Ab und zu läuft man sich noch in Nachtclubs über den Weg, und schrickt voreinander zurück, wenn nicht gerade ein Mantelkragen die Gesichter verdeckt oder sich wild gestikulierende Argentinier ins Bild schieben. Die flüchtigen Blicke von Lai und Ho, die Fremde, das alles spiegelt sich in den Schwenks der Kamera wider, die unstet durch Buenos Aires flattert, als hätte Wong Kar-Wai im Schmetterlingsflug die Stadt fotografiert. Erst als Ho mit aufgeschlitzten Händen zurück zu seinem Lover kehrt, wird das Tempo etwas ruhiger. Man redet wenig, man raucht – dafür aber Kette. Fürsorglich schiebt Lai seinem Geliebten stangenweise Zigaretten zu, behält jedoch den Reisepaß, womit die Abhängigkeit besiegelt ist. Ho akzeptiert die kleine Bestrafung, er lächelt und lümmelt sich fortan auf dem Sofa herum.

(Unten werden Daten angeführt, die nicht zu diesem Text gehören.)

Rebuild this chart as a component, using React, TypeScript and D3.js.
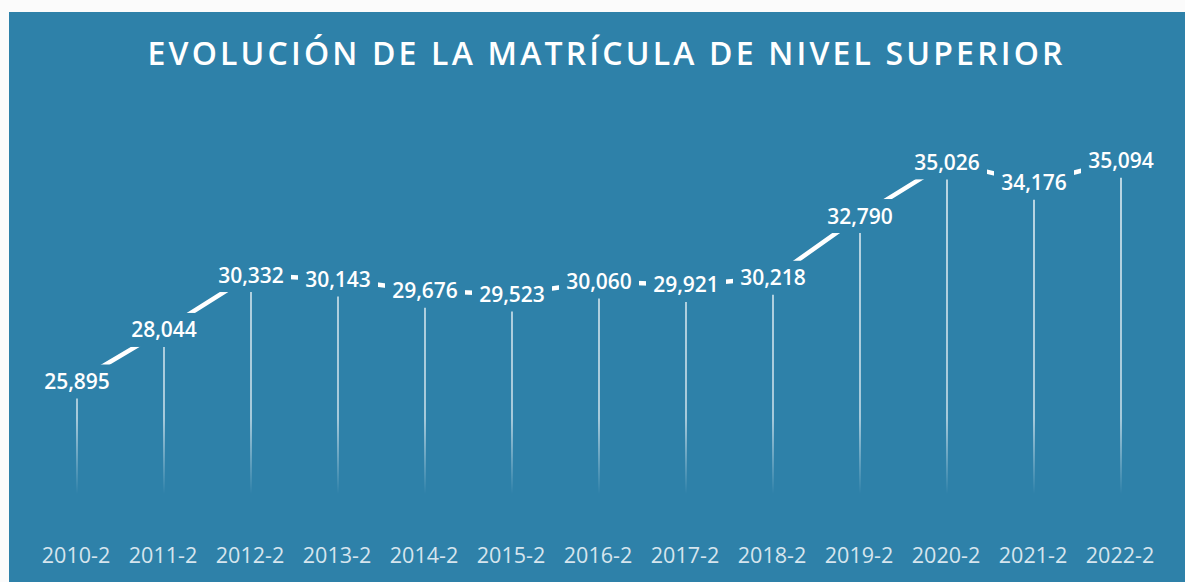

So sehr die Liebe auf der Stelle tritt, so schwer und melancholisch wirken auch die Bilder. Gemeinschaftsküchen werden zur trostlosen Tanzfläche, auf der die beiden ein letztes Mal übereinander herfallen; draußen erscheinen öffentliche Toiletten als gekacheltes Stillleben, während eine schmierige Männerstimme brummelt: „I have been in you, and you have been in me“; Transvestiten wippen obsessiv mit Straß-Colliers, und es gibt doch noch Sex im Kino auf französisch. Später lernt Lai die nette und gut gebaute Küchenhilfe Chang kennen (Chang Chen hat früher als Model für Yamamoto gearbeitet). Es kommt zu vielerlei Andeutungen, denn eigentlich ist Chang hinter Mädchen her. Also bleibt es bei gemeinsamen Saufgelagen und der Erinnerung an daheim. Irgendwann fährt Lai doch noch an nach Iguaçu, während Freund Ho unter Tränen die Wohnung putzt.Aufdringlich ist das nicht, nicht einmal kitschig. Eher schon funktioniert „Happy Together“ als schillernde Bildfolge: Szenen einer seltsam aufrichtigen Liebesgeschichte, in der die Partner sich allein in ihren Rollen gegenseitig ertragen können. Immer wieder hält Wong Kar-Wai an solchen Motiven der Durchdringung im Stillstand fest, etwa wenn die beiden an einem Wintermorgen eine trostlose Brücke langmarschieren, nur um kurz zu zanken und auf halber Strecke unzufrieden, aber frierend umzukehren.

Dann wieder löst sich alles in gleißendem Licht auf: Lai trifft ein paar Jungs auf der Straße zum Fußballspielen, Beine rennen durcheinander, die Kamera immer dem Ball hinterher. Plötzlich kehrt der Regisseur dem Spiel einfach den Rücken und filmt ausgelassen in die Sonne. Dann sieht man nichts mehr, und erst allmählich fängt sich die Kamerafahrt auf dem verschwitzten Gesicht von Lai wieder ein. Es ist erstaunlich, wie einprägsam Wong Kar-Wai solche Momente zwischen himmelhohem Jauchzen und tiefer Betrübnis erzählen kann. Daß sich die beiden am Ende doch nicht kriegen, mag an den Kompliziertheiten der Liebe liegen. Der Film kann nichts dafür. Harald Fricke

„Happy Together“. Regie: Wong Kar-Wai; mit Tony Leung, Leslie Cheung u.a., HK 1997, 93 Min.